# Questions and Answers on Homework Assignment #3

#### HW#2 is due on paper in discussion class, Friday 26 February 2010, or to the CMPSCI main office by 4:00 p.m. that day.

Question text is in black, my answers in blue.

• Question 3.1, posted 23 February:

For Exercise 3,5, do they mean a computable function that isn't time constructible?

That would certainly be a more interesting question, but they didn't say that so you may provide a non-computable one if you want. Actually, though, you should make sure that your function satisfies the requirement that T(n) ≥ n -- making it not time-constructible by violating that is just too silly.

• Question 3.2, posted 23 February: The hint for Exercise 3.6 (a) on page 532 is very helpful. In fact I'm wondering what else there is to say that isn't said there.

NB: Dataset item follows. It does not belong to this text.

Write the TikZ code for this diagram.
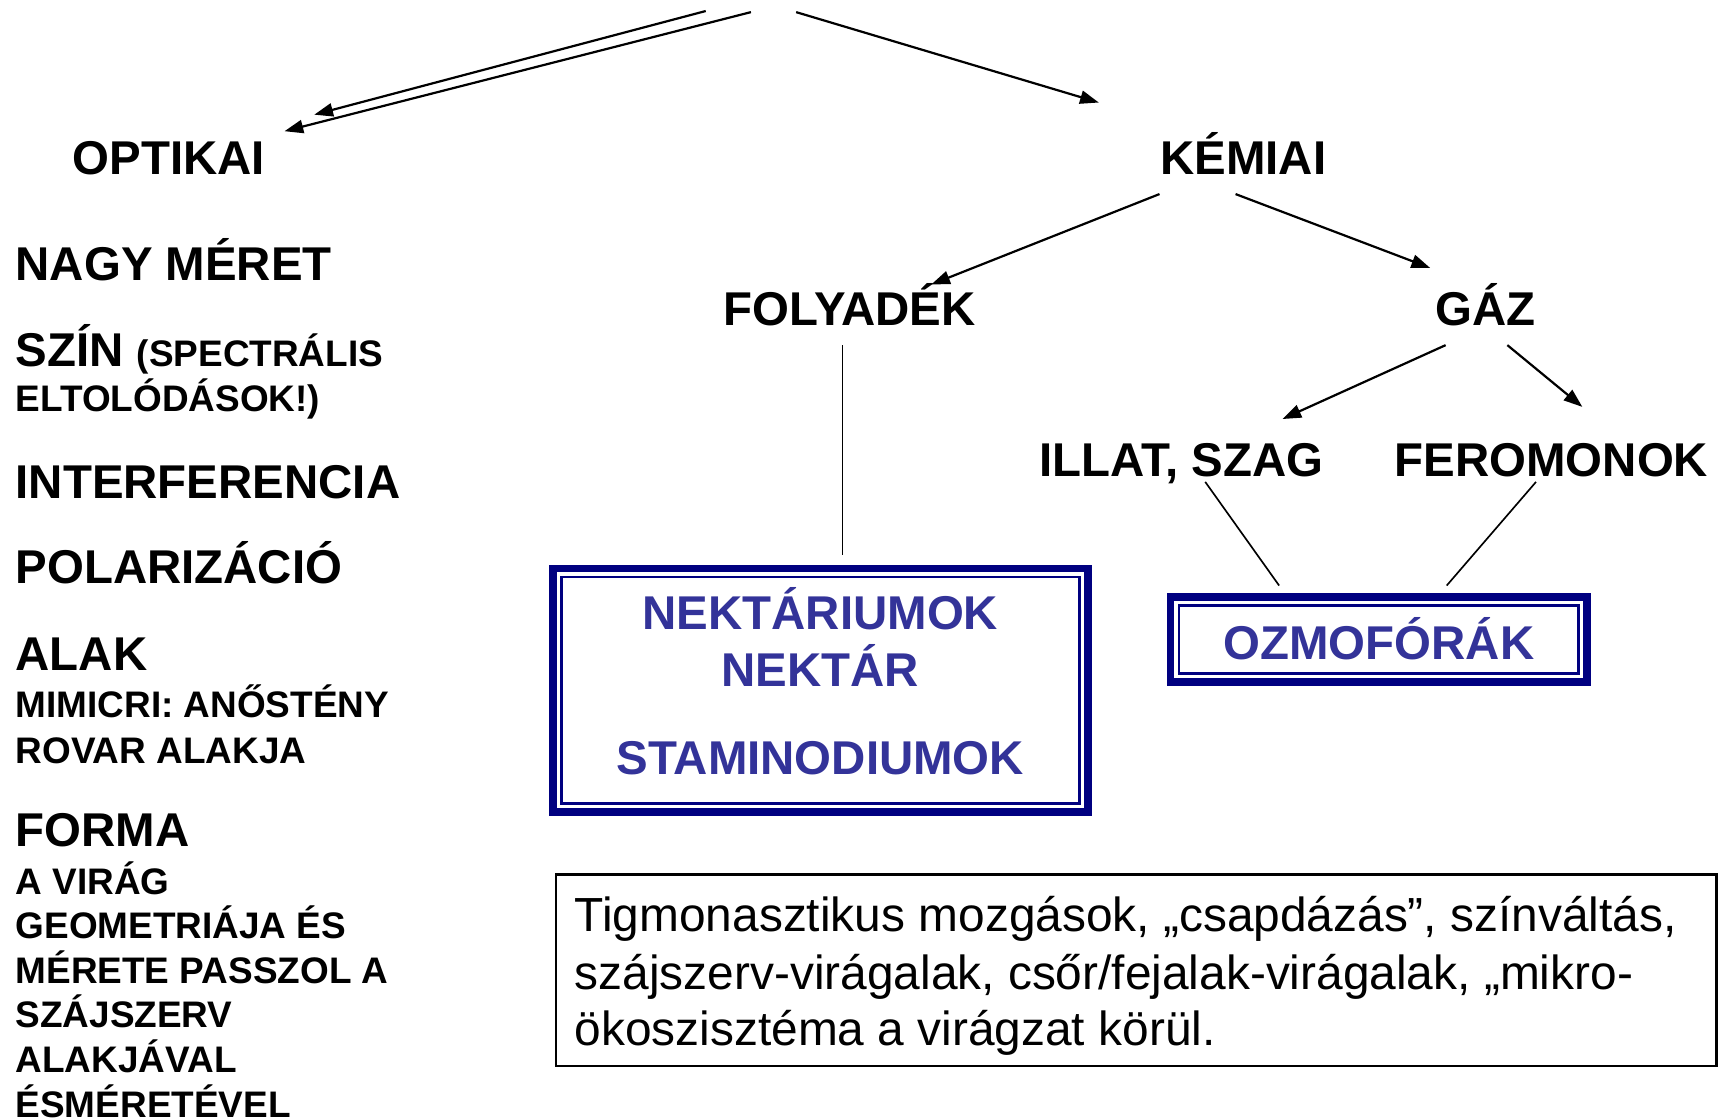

You're asked to prove that there is a poly-time algorithm to compute H(n) given n, and the hint doesn't do that -- it just lays out the steps you're going to need to prove that. So describe the poly-time algorithm in some detail (no tapes or heads, but in some detail) and use the hint to see where you have to justify its polynomial time bound and how to do that.

• Question 3.3, posted 25 February: For 2.18, I know I need to take an arbitrary directed graph and make an undirected graph that has a Hamilton path iff the directed graph does. But I am worried that there could be paths in my undirected graph in addition to the ones that take the edges in the direction that I intend for them.

That is indeed a wise thing to be worried about. A useful trick in designing your undirected graph is to ensure that any Hamilton path in it must obey certain constraints. For example, if an undirected graph has exactly two vertices of degree 1, say x and y, any Hamilton path in the graph must go from x to y or from y to x. So you can design the graph so that you control the start and end of any path. If a vertex has degree 2, any Hamilton path must enter that vertex on one edge and leave on the other.

• Question 3.4, posted 25 February: For 3.4, I think the definition of "every large enough n" should be interpreted as:

∃M1: ∀M2: ∃n0(M2): ∀n: (n≥n0(M1)) → (blah blah blah).

But it seems possible to read the statement as:

∃M1: ∃n0: ∀M2: ∀n: (n≥n0) → (blah blah blah).

In the latter case I don't see how to prove that anything is superior to anything else. Is my first interpretation correct? That is, can the n0 in the "large enough n" depend on M2?

Yes, your first interpretation is correct. Under the second interpretation, if the class C2 containing the M2's is defined in terms of big-O, there's nothing to stop the behavior of M2 from being arbitrary on a very large initial segment of the possible inputs, thus as you say preventing any class from being superior to that class.